We are familiar with the ESPP, the Registration Statement, the Amended and Restated Certificate of Incorporation of the Company and the Amended and Restated By-Laws of the Company and the resolutions of the Board of Directors of the Company relating to the ESPP and the Registration Statement. We have examined such records, documents and questions of law, and have satisfied ourselves as to such matters of fact, as we have considered relevant and necessary as a basis for the opinions set forth herein. We have assumed the authenticity of all documents submitted to us as originals, the genuineness of all signatures, the legal capacity of all natural persons and the conformity with the original documents of any copies thereof submitted to us for our examination.

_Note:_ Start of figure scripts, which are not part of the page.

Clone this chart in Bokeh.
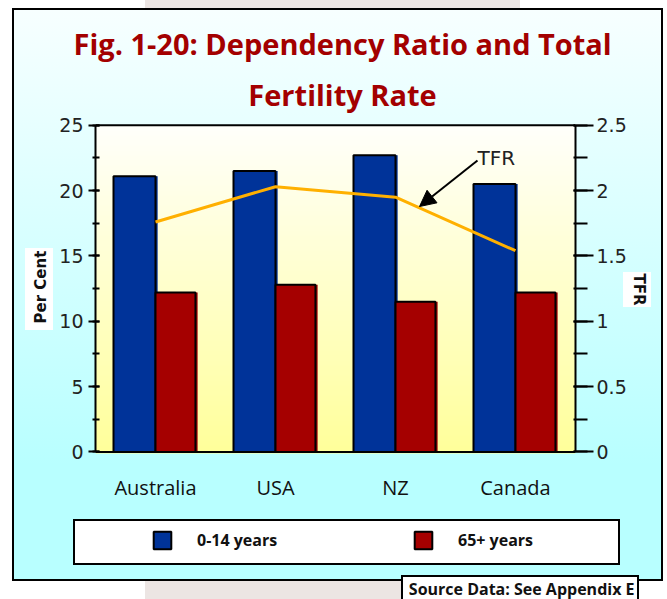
from bokeh.plotting import figure
from bokeh.models import (ColumnDataSource, FactorRange, Range1d, LinearAxis,
                          SingleIntervalTicker, CustomJSTickFormatter, BoxAnnotation,
                          Label, LabelSet, Arrow, NormalHead, Legend, LegendItem, Title, Span)
from bokeh.core.properties import value
from bokeh.transform import dodge
from bokeh.embed import file_html
from bokeh.resources import INLINE

# ---- data ----
countries = ["Australia", "USA", "NZ", "Canada"]
age_0_14 = [21.1, 21.5, 22.7, 20.5]
age_65_plus = [12.2, 12.8, 11.5, 12.2]
tfr = [1.76, 2.03, 1.95, 1.54]
series_names = ["0-14 years", "65+ years"]
title_lines = ["Fig. 1-20: Dependency Ratio and Total", "Fertility Rate"]
left_axis_title = "Per Cent"
right_axis_title = "TFR"
left_axis_max = 25
right_axis_max = 2.5
source_note = "Source Data: See Appendix E"

BLUE = "#003399"
RED = "#a50000"
ORANGE = "#ffb000"
TITLE_RED = "#a30000"

# ---- layout (pixels) ----
W, H = 667, 599
FRAME_L, FRAME_R, FRAME_T, FRAME_B = 95, 575, 70, 577   # frame incl. legend strip
AX_TOP, AX_BOT = 125, 453                               # where the value axes start/end
ppu = (AX_BOT - AX_TOP) / left_axis_max
y_lo = -(FRAME_B - AX_BOT) / ppu
y_hi = left_axis_max + (AX_TOP - FRAME_T) / ppu
k = right_axis_max / left_axis_max

src = ColumnDataSource(dict(country=countries, young=age_0_14, old=age_65_plus, tfr=tfr))

p = figure(width=W, height=H, x_range=FactorRange(*countries), y_range=Range1d(y_lo, y_hi),
           output_backend="svg", toolbar_location=None, tools="", title=None,
           x_axis_location=None,
           min_border_left=FRAME_L, min_border_right=W - FRAME_R,
           min_border_top=FRAME_T, min_border_bottom=H - FRAME_B)
p.extra_y_ranges = {"tfr": Range1d(y_lo * k, y_hi * k)}
p.border_fill_alpha = 0
p.background_fill_alpha = 0
p.outline_line_color = None
p.grid.visible = False

# page decoration painted behind the transparent canvas
layers = [
    "linear-gradient(#fff,#fff) 25px 248px / 28px 82px no-repeat",        # Per Cent backing
    "linear-gradient(#fff,#fff) 623px 272px / 28px 35px no-repeat",       # TFR backing
    "linear-gradient(#fff,#fff) 75px 521px / 543px 42px no-repeat",       # legend box
    "linear-gradient(#000,#000) 73px 519px / 547px 46px no-repeat",
    "linear-gradient(#fff,#fff) 403px 577px / 234px 40px no-repeat",      # source box
    "linear-gradient(#000,#000) 401px 575px / 238px 44px no-repeat",
    "linear-gradient(to bottom, #f7ffff 0px, #b8ffff 455px, #b8ffff 100%) 14px 10px / 647px 569px no-repeat",
    "linear-gradient(#000,#000) 12px 8px / 651px 573px no-repeat",
    "linear-gradient(#ece5e3,#ece5e3) 145px 0px / 375px 599px no-repeat",
    "#ffffff",
]
p.styles = {"background": ", ".join(layers)}


def lerp(c1, c2, t):
    t = max(0.0, min(1.0, t))
    a = [int(c1[i:i + 2], 16) for i in (1, 3, 5)]
    b = [int(c2[i:i + 2], 16) for i in (1, 3, 5)]
    return "#%02x%02x%02x" % tuple(round(x + (y - x) * t) for x, y in zip(a, b))


# plot area gradient (white to light yellow)
y = AX_TOP
while y < AX_BOT:
    y2 = min(y + 5, AX_BOT)
    p.add_layout(BoxAnnotation(left=FRAME_L, right=FRAME_R, top=y, bottom=min(y2 + 1, AX_BOT),
                               left_units="canvas", right_units="canvas",
                               top_units="canvas", bottom_units="canvas",
                               fill_color=lerp("#fffffa", "#ffff99", (y - AX_TOP) / (AX_BOT - AX_TOP)),
                               fill_alpha=1, line_alpha=0, level="underlay"))
    y = y2

# ---- bars ----
bw_y, off_y = 0.35, -0.175
bw_o, off_o = 0.333, 0.1665
sh = 0.018
p.vbar(x=dodge("country", off_y + sh, range=p.x_range), top="young", width=bw_y, source=src,
       fill_color=BLUE, line_color=None)
r_young = p.vbar(x=dodge("country", off_y, range=p.x_range), top="young", width=bw_y, source=src,
                 fill_color=BLUE, line_color="black", line_width=2)
p.vbar(x=dodge("country", off_o + sh, range=p.x_range), top="old", width=bw_o, source=src,
       fill_color=RED, line_color=None)
r_old = p.vbar(x=dodge("country", off_o, range=p.x_range), top="old", width=bw_o, source=src,
               fill_color=RED, line_color="black", line_width=2)
p.line(x="country", y="tfr", source=src, y_range_name="tfr", line_color=ORANGE, line_width=3)

# plot box top / base lines
p.add_layout(Span(location=left_axis_max, dimension="width", line_color="black", line_width=2))
p.add_layout(Span(location=0, dimension="width", line_color="black", line_width=2))

# category labels under the bars
p.add_layout(LabelSet(x="country", y=0, text="country", source=src, y_offset=-43,
                      text_align="center", text_baseline="alphabetic",
                      text_font=value("Open Sans"), text_font_size=value("20px"),
                      text_color="#111111"))

# ---- value axes ----
ya = p.yaxis[0]
ya.bounds = (0, left_axis_max)
ya.ticker = SingleIntervalTicker(interval=5, num_minor_ticks=2)
ya.axis_line_width = 2
ya.major_tick_line_width = 2
ya.minor_tick_line_width = 2
ya.major_tick_in, ya.major_tick_out = 4, 7
ya.minor_tick_in, ya.minor_tick_out = 4, 3
ya.major_label_standoff = 5
ya.major_label_text_font = "DejaVu Sans"
ya.major_label_text_font_size = "19px"
ya.major_label_text_color = "#222222"

yr = LinearAxis(y_range_name="tfr", bounds=(0, right_axis_max),
                ticker=SingleIntervalTicker(interval=0.5, num_minor_ticks=2),
                formatter=CustomJSTickFormatter(code="return String(Math.round(tick*10)/10)"))
yr.axis_line_width = 2
yr.major_tick_line_width = 2
yr.minor_tick_line_width = 2
yr.major_tick_in, yr.major_tick_out = 2, 18
yr.minor_tick_in, yr.minor_tick_out = 2, 12
yr.major_label_standoff = 3
yr.major_label_text_font = "DejaVu Sans"
yr.major_label_text_font_size = "19px"
yr.major_label_text_color = "#222222"
p.add_layout(yr, "right")

# axis titles (side-panel titles, placed beside the bounded axes)
p.add_layout(Title(text=left_axis_title, align="left", offset=252, standoff=14,
                   vertical_align="bottom", text_font="DejaVu Sans", text_font_style="bold",
                   text_font_size="15px", text_color="#111111"), "left")
p.add_layout(Title(text=right_axis_title, align="left", offset=203, standoff=0,
                   vertical_align="bottom", text_font="DejaVu Sans", text_font_style="bold",
                   text_font_size="15px", text_color="#111111"), "right")

# ---- title ----
p.add_layout(Title(text=title_lines[0], align="left", offset=-22, standoff=16,
                   vertical_align="bottom", text_font="Open Sans", text_font_style="bold",
                   text_font_size="29px", text_color=TITLE_RED), "above")
p.add_layout(Label(x=342, y=94, x_units="canvas", y_units="canvas", text=title_lines[1],
                   text_align="center", text_baseline="alphabetic",
                   text_font="Open Sans", text_font_style="bold", text_font_size="29px",
                   text_color=TITLE_RED))

# ---- TFR callout ----
p.add_layout(Label(x=477, y=157, x_units="canvas", y_units="canvas", text="TFR",
                   text_align="left", text_baseline="alphabetic",
                   text_font="DejaVu Sans", text_font_size="20px", text_color="#222222"))
p.add_layout(Arrow(end=NormalHead(size=16, fill_color="black", line_color="black"),
                   x_start=477, y_start=160, x_end=419, y_end=206,
                   start_units="canvas", end_units="canvas",
                   line_color="black", line_width=2))

# ---- legend ----
legend = Legend(items=[LegendItem(label=series_names[0], renderers=[r_young]),
                       LegendItem(label=series_names[1], renderers=[r_old])],
                location=(56, 24), orientation="horizontal", padding=0, margin=0,
                spacing=133, label_standoff=24, glyph_width=22, glyph_height=22,
                label_width=82, label_height=22,
                label_text_font="Open Sans", label_text_font_style="bold",
                label_text_font_size="16px", label_text_color="#111111",
                border_line_color=None, background_fill_alpha=0)
p.add_layout(legend)

# ---- source note ----
p.add_layout(Title(text=source_note, align="right", offset=-59, standoff=0,
                   vertical_align="bottom", text_font="Open Sans", text_font_style="bold",
                   text_font_size="16px", text_color="#111111"), "below")

open("out.html", "w").write(file_html(p, INLINE))
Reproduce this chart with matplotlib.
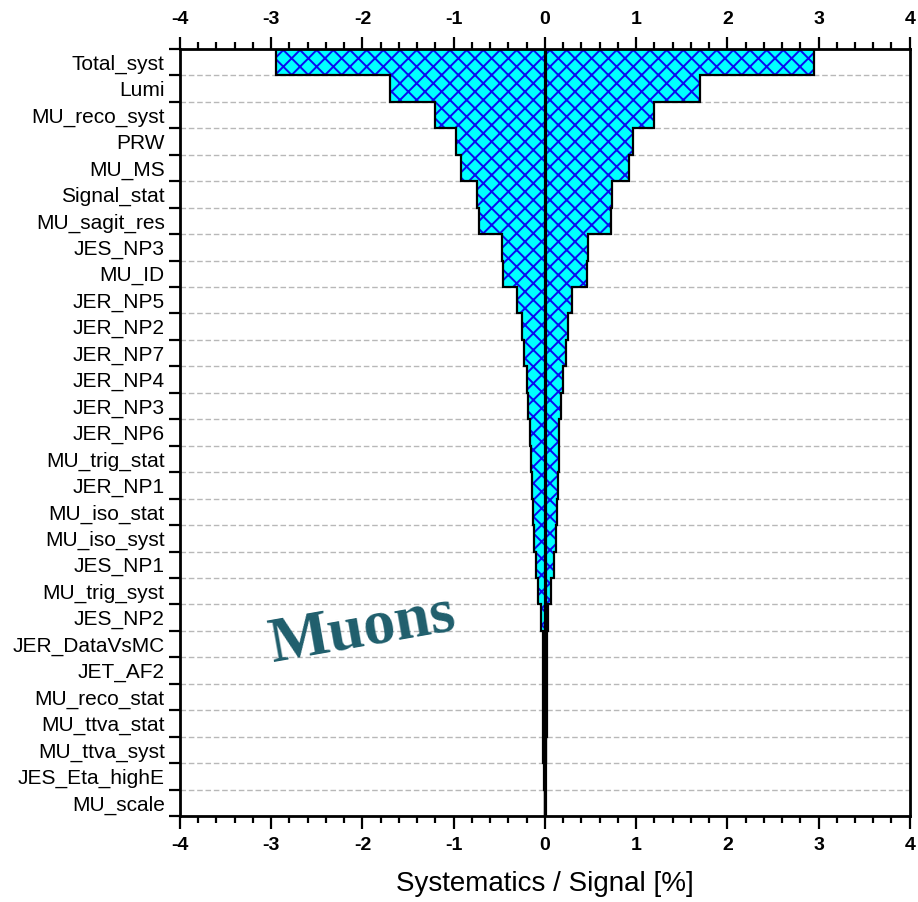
import numpy as np
import matplotlib
matplotlib.use("Agg")
import matplotlib.pyplot as plt
from matplotlib.ticker import MultipleLocator

# systematic sources, ordered from largest to smallest
names = [
    "Total_syst", "Lumi", "MU_reco_syst", "PRW", "MU_MS", "Signal_stat",
    "MU_sagit_res", "JES_NP3", "MU_ID", "JER_NP5", "JER_NP2", "JER_NP7",
    "JER_NP4", "JER_NP3", "JER_NP6", "MU_trig_stat", "JER_NP1", "MU_iso_stat",
    "MU_iso_syst", "JES_NP1", "MU_trig_syst", "JES_NP2", "JER_DataVsMC",
    "JET_AF2", "MU_reco_stat", "MU_ttva_stat", "MU_ttva_syst",
    "JES_Eta_highE", "MU_scale",
]
# relative size of each systematic, in percent of the signal
syst = [
    2.95, 1.70, 1.20, 0.97, 0.92, 0.74,
    0.72, 0.47, 0.46, 0.30, 0.25, 0.23,
    0.20, 0.18, 0.16, 0.15, 0.14, 0.13,
    0.12, 0.10, 0.07, 0.04, 0.025,
    0.02, 0.02, 0.02, 0.018,
    0.005, 0.002,
]
xticks = [-4, -3, -2, -1, 0, 1, 2, 3, 4]

plt.rcParams["font.family"] = ["Liberation Sans", "DejaVu Sans"]
plt.rcParams["hatch.linewidth"] = 1.4
plt.rcParams["axes.unicode_minus"] = False

vals = np.array(syst)
edges = np.arange(len(vals) + 1)

fig = plt.figure(figsize=(9.18, 9.02), dpi=100)
ax = fig.add_axes([0.196, 0.0953, 0.795, 0.8504])

# hatched band, symmetric around zero
ax.stairs(vals, edges, baseline=-vals, orientation="horizontal", fill=True,
          facecolor="#00ffff", edgecolor="#0a0af0", hatch="xx", linewidth=0,
          zorder=2)
# black stepped outline on top
ax.stairs(vals, edges, baseline=-vals, orientation="horizontal", fill=False,
          edgecolor="black", linewidth=1.6, zorder=3)
ax.axvline(0, color="black", lw=2.3, zorder=4)

ax.set_xlim(-4, 4)
ax.set_ylim(len(vals), 0)

# x axis: ticks on top and bottom, pointing outwards
ax.set_xticks(xticks)
ax.xaxis.set_minor_locator(MultipleLocator(0.2))
ax.tick_params(axis="x", which="both", top=True, bottom=True,
               labeltop=True, labelbottom=True, direction="out", width=1.6)
ax.tick_params(axis="x", which="major", length=9, pad=6)
ax.tick_params(axis="x", which="minor", length=5)
for lab in ax.get_xticklabels():
    lab.set_fontweight("bold")
    lab.set_fontsize(14)

# y axis: tick marks at the row boundaries, labels centred in the rows
ax.set_yticks(edges)
ax.set_yticklabels([])
ax.set_yticks(edges[:-1] + 0.5, minor=True)
ax.set_yticklabels(names, minor=True, fontsize=15)
ax.tick_params(axis="y", which="major", direction="out", length=8, width=1.6,
               right=False)
ax.tick_params(axis="y", which="minor", length=0, pad=11)

ax.grid(axis="y", which="major", color="#b8b8b8", linestyle=(0, (4, 2)),
        linewidth=1.0)
ax.set_axisbelow(True)

for sp in ax.spines.values():
    sp.set_linewidth(2.0)

ax.set_xlabel("Systematics / Signal [%]", fontsize=20, labelpad=12)

ax.text(-2.0, 22.0, "Muons", family=["Liberation Serif", "DejaVu Serif"],
        fontweight="bold", fontsize=46, color="#1f5e6c", rotation=10,
        ha="center", va="center", zorder=5)

fig.savefig("out.png", dpi=100)
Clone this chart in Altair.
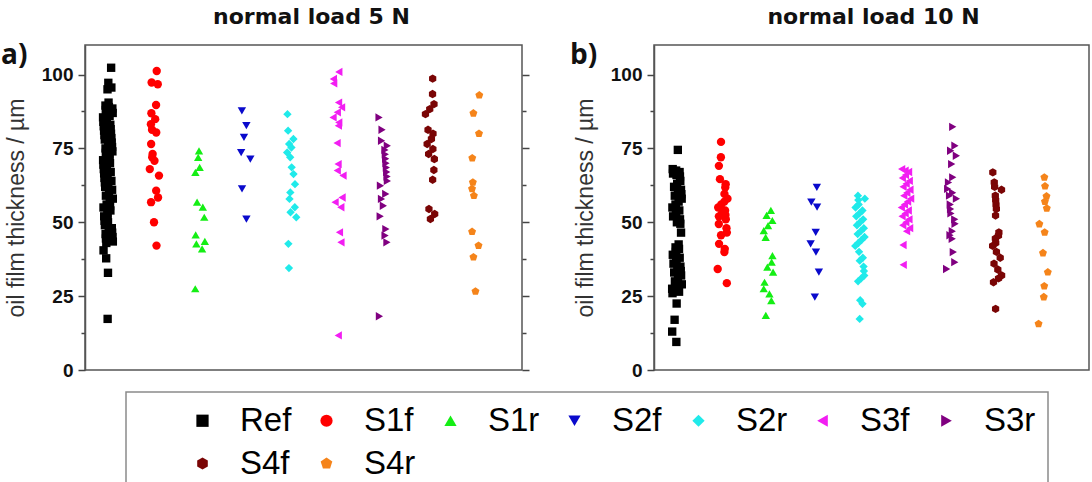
import altair as alt
import pandas as pd

samples = ["Ref", "S1f", "S1r", "S2f", "S2r", "S3f", "S3r", "S4f", "S4r"]
colors = ["#000000", "#FF0000", "#14EE14", "#0A0ACC", "#20EAEA", "#F21EF2",
          "#800080", "#7A0505", "#F5841A"]
hexagon = "M0,-1L0.866,-0.5L0.866,0.5L0,1L-0.866,0.5L-0.866,-0.5Z"
pentagon = "M0,-1L0.951,-0.309L0.588,0.809L-0.588,0.809L-0.951,-0.309Z"
shapes = ["square", "circle", "triangle-up", "triangle-down", "diamond",
          "triangle-left", "triangle-right", hexagon, pentagon]

# normal load 5 N
ref5 = [102.3, 97.2, 95.6, 95, 90.5, 89.5, 89, 88.5, 88, 87.5, 87, 86.5, 86, 85.5, 85, 84,
        83.5, 83, 82.5, 82, 81.5, 81, 80.5, 80, 79.5, 79, 78.5, 78, 77.5, 77, 76, 75.5, 75,
        74, 73.5, 73, 72, 71.5, 71, 70, 69.5, 69, 68, 67, 66.5, 66, 65, 64, 63.5, 63, 62,
        61, 60, 59, 58, 57, 56, 55.5, 55, 54, 53, 52, 51.5, 50.5, 50, 49, 48, 47, 46.5, 46,
        45, 44.5, 44, 43.5, 43, 40.5, 37.8, 32.9, 17.3]
s1f5 = [101.2, 97.3, 96.7, 89.7, 86.9, 84.9, 83.2, 81.3, 80.4, 76.5, 73.1, 72, 70.8, 68,
        65.8, 60.7, 58.4, 56.8, 50, 42.1]
s1r5 = [74.2, 72, 68.6, 66.9, 56.8, 55.1, 51.7, 45.7, 43.5, 42.7, 41, 27.5]
s2f5 = [87.7, 82.7, 78.7, 73.6, 71.4, 61.3, 51.1]
s2r5 = [86.6, 81, 78.2, 76.5, 75.3, 73.6, 72, 68.6, 66.3, 62.9, 60.1, 57.9, 55.1, 53.4,
        51.7, 42.7, 34.5]
s3f5 = [100.9, 98.5, 97, 90.5, 88.9, 87.2, 85.5, 83.8, 82.7, 76.8, 69.7, 67.5, 65.8, 58.4,
        56.8, 55.1, 46.6, 43.2, 11.7]
s3r5 = [85.5, 81.3, 77.6, 75.9, 74.5, 73, 71.5, 70, 68.5, 67, 65.5, 64, 62.4, 59.6, 57.9,
        55.6, 52, 47.7, 45.5, 43.2, 18.2]
s4f5 = [98.6, 93.4, 90, 88.3, 86.6, 81.3, 80, 78.2, 76.5, 74.8, 73.1, 71.4, 67.7, 64.4,
        54.5, 52.8, 51.1]
s4r5 = [93, 86.9, 80, 71.7, 63.5, 61.3, 59, 46.8, 42.1, 38.2, 26.6]

# normal load 10 N
ref10 = [74.5, 68, 67.5, 67, 66.5, 66, 65.5, 64, 63, 62, 61, 60, 59.5, 59, 58, 57, 56, 55,
         54.5, 54, 53, 52, 51, 50, 49.5, 46.5, 42.5, 41.5, 41, 40, 39, 38.5, 38, 37, 36, 35,
         34, 33.5, 33, 32, 31, 30, 29, 28, 27.5, 27, 26.5, 26, 22.5, 17, 13, 9.5]
s1f10 = [77.2, 72, 69.1, 64.6, 62.9, 61.8, 59.6, 58, 57, 56, 55, 54, 53, 52.5, 52, 51, 49.4,
         48, 46.5, 45.6, 42.7, 41, 39.9, 34.2, 29.4]
s1r10 = [54, 52.3, 50.6, 48.9, 47.2, 44.9, 38.7, 36.5, 34.8, 33.1, 29.7, 27.5, 25.8, 23.5, 18.5]
s2f10 = [61.8, 56.8, 55.1, 46.6, 42.7, 39.9, 33.1, 24.7]
s2r10 = [59, 58, 57.5, 56, 55, 54, 53, 52, 51, 50, 49, 48, 47, 46, 45, 44, 43, 42, 40, 38,
         37, 35, 33.5, 32, 31, 30, 23.6, 22.4, 17.3]
s3f10 = [68, 67.5, 67, 66, 65, 64, 63, 62, 61, 60, 59, 58, 57, 56, 55, 54, 53, 52, 51, 50,
         49, 48, 47, 42.3, 35.6]
s3r10 = [82.3, 75.9, 74.2, 72.5, 69.7, 65.2, 63.5, 61.3, 60, 59, 58, 56, 54.5, 53, 51, 49.5,
         47, 45.6, 44.4, 39.9, 36.5, 34.2]
s4f10 = [66.9, 63.5, 62, 61, 59, 57.5, 56, 54.5, 52.3, 46.6, 45.5, 44.5, 43, 42, 40, 38, 36,
         34, 32, 31, 29.7, 20.7]
s4r10 = [65.2, 62.2, 58.8, 57, 54.7, 49.4, 46.6, 39.6, 33.1, 28.4, 24.7, 15.6]

load5 = [ref5, s1f5, s1r5, s2f5, s2r5, s3f5, s3r5, s4f5, s4r5]
load10 = [ref10, s1f10, s1r10, s2f10, s2r10, s3f10, s3r10, s4f10, s4r10]

tick_vals = [0, 12.5, 25, 37.5, 50, 62.5, 75, 87.5, 100]


def frame(series):
    rows = [(s, v) for s, vals in zip(samples, series) for v in vals]
    return pd.DataFrame(rows, columns=["sample", "v"])


yscale = alt.Scale(domain=[0, 110], nice=False)
major = "datum.value % 25 === 0"

legend = alt.Legend(
    orient="none", legendX=41, legendY=347, direction="horizontal", columns=7,
    title=" ", titleOrient="left", titleFontSize=8, titlePadding=48,
    symbolSize=150, symbolStrokeWidth=0, symbolOpacity=1,
    labelFont="Liberation Sans", labelFontSize=33, labelColor="#000",
    labelOffset=21, columnPadding=18, rowPadding=9, gridAlign="all",
    padding=12, fillColor="white",
)


def panel(series, title, tag, width, right_ticks, dx):
    base = alt.Chart(frame(series)).transform_calculate(jit="((datum.v * 7.31) % 1) - 0.5")
    pts = base.mark_point(filled=True, opacity=1, size=70, strokeWidth=0).encode(
        x=alt.X("sample:N", sort=samples, scale=alt.Scale(domain=samples, padding=0.5),
                axis=None),
        xOffset=alt.XOffset("jit:Q", scale=alt.Scale(domain=[-0.5, 0.5], range=[-5, 5])),
        y=alt.Y("v:Q", scale=yscale, title="oil film thickness / µm",
                axis=alt.Axis(values=tick_vals, labelExpr=f"{major} ? datum.label : ''",
                              tickSize={"condition": {"test": major, "value": 7}, "value": 4},
                              labelPadding=5, titlePadding=13, grid=False)),
        color=alt.Color("sample:N", scale=alt.Scale(domain=samples, range=colors), legend=legend),
        shape=alt.Shape("sample:N", scale=alt.Scale(domain=samples, range=shapes), legend=legend),
    )
    tagc = alt.Chart(pd.DataFrame({"t": [tag]})).mark_text(
        font="Open Sans", fontSize=28, fontWeight="bold", align="left", baseline="alphabetic",
        color="#111").encode(text="t:N", x=alt.value(-84), y=alt.value(19))
    layers = [pts, tagc]
    if right_ticks:
        rt = base.mark_point(opacity=0).encode(
            y=alt.Y("v:Q", scale=yscale, title=None,
                    axis=alt.Axis(orient="right", values=tick_vals, labels=False, domain=False,
                                  tickSize={"condition": {"test": major, "value": 7}, "value": 4},
                                  grid=False)))
        layers.append(rt)
    ch = alt.layer(*layers)
    if right_ticks:
        ch = ch.resolve_scale(y="independent")
    return ch.properties(
        width=width, height=325,
        title=alt.Title(title, font="DejaVu Sans", fontSize=22, fontWeight="bold", color="#111",
                        anchor="middle", offset=13, dx=dx))


left = panel(load5, "normal load 5 N", "a)", 437, True, 8)
right = panel(load10, "normal load 10 N", "b)", 435, False, 2)

chart = alt.hconcat(left, right, spacing=38).resolve_scale(
    color="shared", shape="shared").properties(
    padding={"left": 0, "top": 5, "right": 0, "bottom": -6}
).configure_view(stroke="#555", strokeWidth=1.5).configure_axis(
    labelFont="Liberation Sans", labelFontSize=19, labelFontWeight="bold", labelColor="#111",
    titleFont="Liberation Sans", titleFontSize=23, titleFontWeight="normal", titleColor="#333",
    tickColor="#444", tickWidth=1.5, domainColor="#555", domainWidth=1.5,
).configure_legend(strokeColor="#8a8a8a", strokeWidth=1.5)

chart.save("out.html", embed_options={"renderer": "svg", "actions": False})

Based upon the foregoing, we are of the opinion that:
1. The Company is a corporation validly existing under the laws of the State of Delaware.
2. Each Share will be legally issued, fully paid and non-assessable when (i) the Registration Statement, as finally amended, shall have become effective under the Securities Act; (ii) the shareholders of the Company shall have approved the ESPP; and (iii) such Share shall have been duly issued against receipt of the agreed consideration therefor in accordance with the ESPP.
We do not find it necessary for the purposes of this opinion letter to cover, and accordingly we express no opinion as to, the application of the securities or blue sky laws of the various states or the District of Columbia to the issuance and sale of the Shares.
This opinion letter is limited to the laws of the State of Delaware.